Shai Wosner: Mad-Genius Beethoven at The Stissing Center

Shai Wosner at The Stissing Center. Photo by KTM

by Kevin T McEneaney

Shortly after Beethoven huddled with his unstable brother Carl’s household, just outside of Vienna during Napoleon’s canon bombing onslaught of Vienna in 1809, he moved alone into a small rural cottage; that autumn, he composed three piano sonatas (as well as other work). The middle of these three, Sonata no. 25 in G, op.79 opened Shai Wosner’s program at The Stissing Center.

During this period of confined seclusion, Beethoven’s enragement against Napoleon ebbed wearily into discovering a deeper lyrical mode, of which op. 79 is an example, especially in its depiction of the pleasures of bucolic solitude. This piano sonata and no. 78 were commissioned by Muzio Clementi. Lewis Lockwood observes humorously that 79, unlike its predecessor, possesses an ease and simplicity that any amateur can play (a “consolation prize” for all the missed notes by those who attempt 78).

As a warming-up exercise, op. 79 was inviting and delightful, as Wosner permitted his fingers to explore the keyboard action of the newly rebuilt 1910 baby grand Steinway. The bucolic interlude was sensitive and an invitational delight.

Shai Wosner at The Stissing Center. Photo by Nolan Harpp.

In literature one might debate what is the greatest single epic: Homer’s Odyssey, Virgil’s Aeneid, Dante Comedia, von Eschenbach’s Parzival, or Byron’s Don Juan, but in music the question falls on merely two candidates: J.S. Bach’s Goldberg Variations and Ludwig van Beethoven’s Diabelli Variations (1823).

In both works Bach and Beethoven explore a strict microcosm to create a macrocosm, the purpose of an epic. The performance of this epic offers a pianist the opportunity to climb a Mount Everest. At The Stissing Center last Sunday pianist Shai Wosner put his fingers on the keyboard of a recently rebuilt 1910 Steinway baby grand.
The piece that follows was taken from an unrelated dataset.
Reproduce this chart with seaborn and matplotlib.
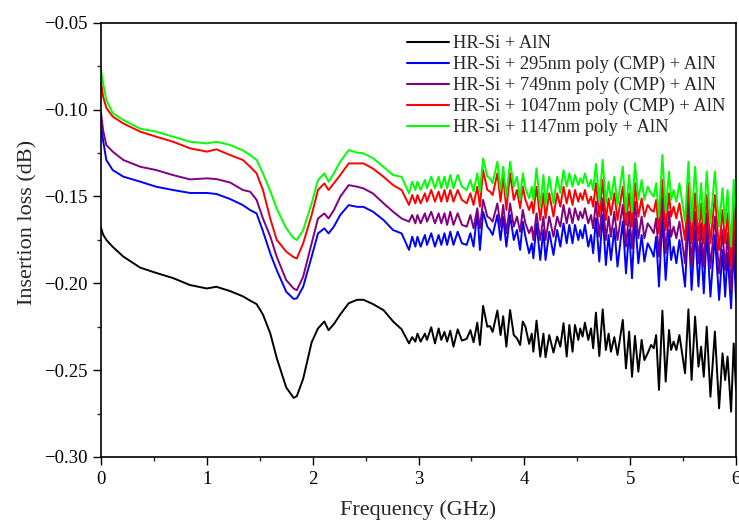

The brief, humorous opening presents a charming invitation. The work explores the many moods of humanity in a taxonomy limited almost entirely to C major. These are all harmonic variations on a waltz by the Viennese music publisher Anton Diabelli (1781-1858).

The great challenge in performing the work resides in excavating the emotional nuances. I appreciate the recordings of this masterpiece by the Swedish pianist Hans Pålsson and the Belgian pianist Jan Michiels, yet the audience something new and authentic.

Shai Wosner (b. 1976), currently acclaimed by Pinchas Zukerman. Wosner’s most recent recording (Gramophone 2020) was a collection of Schubert piano sonatas. One of the extraordinary challenges of the Diabelli Variations is that the performer has a choice: either represent an imagined interpretation of Beethoven’s personality or—to a significant extent project one’s own.

Photo by Nolan Harpp.

Wosner has chosen the former. There are versions of Variations that project stealthily soporific satire, charming excursions, poignant asides, etc. Wosner digs deep into Beethoven’s psyche. Wosner sees Beethoven as a wounded artist of genius like Homer, Dante, Shakespeare, and Beckett. Wosner’s portrait is that of Beethoven descending into the bourgeois Inferno of the Waltz.

Playing strictly from memory, Wosner never missed a note. There was only a one or two second pauses between each movement, which psychologically contributed to the shocking, collisional impact. Yes, the waltz is a nightmare version of madness itself!

Under Wosner’s fingertips many movements became brutal parodies. You want a waltz? How about this piece of parlor room kitsch? Or what about some parlor room bombast empty of any possible meaning? You want noise to grab attention? Wosner’s performance became an Anatomy of Melancholy wherein the waltz provided the most ludicrous episode in music history. Variations buries the waltz, smothers it in satire, just as Jonathan Swift’s Gulliver’s Travels humiliates English imperial rectitude. Beethoven expresses his rage against ignorance and authoritarianism.

After three brief bows Shai Wosner appeared for an encore. He played one of Franz Schubert’s Hungarian Melody in B minor, D817, which provided liberating relief from the enjambed claustrophobia of Variations. It was a soothing relief to discover such deep, compassionate feeling with this Schubert conclusion.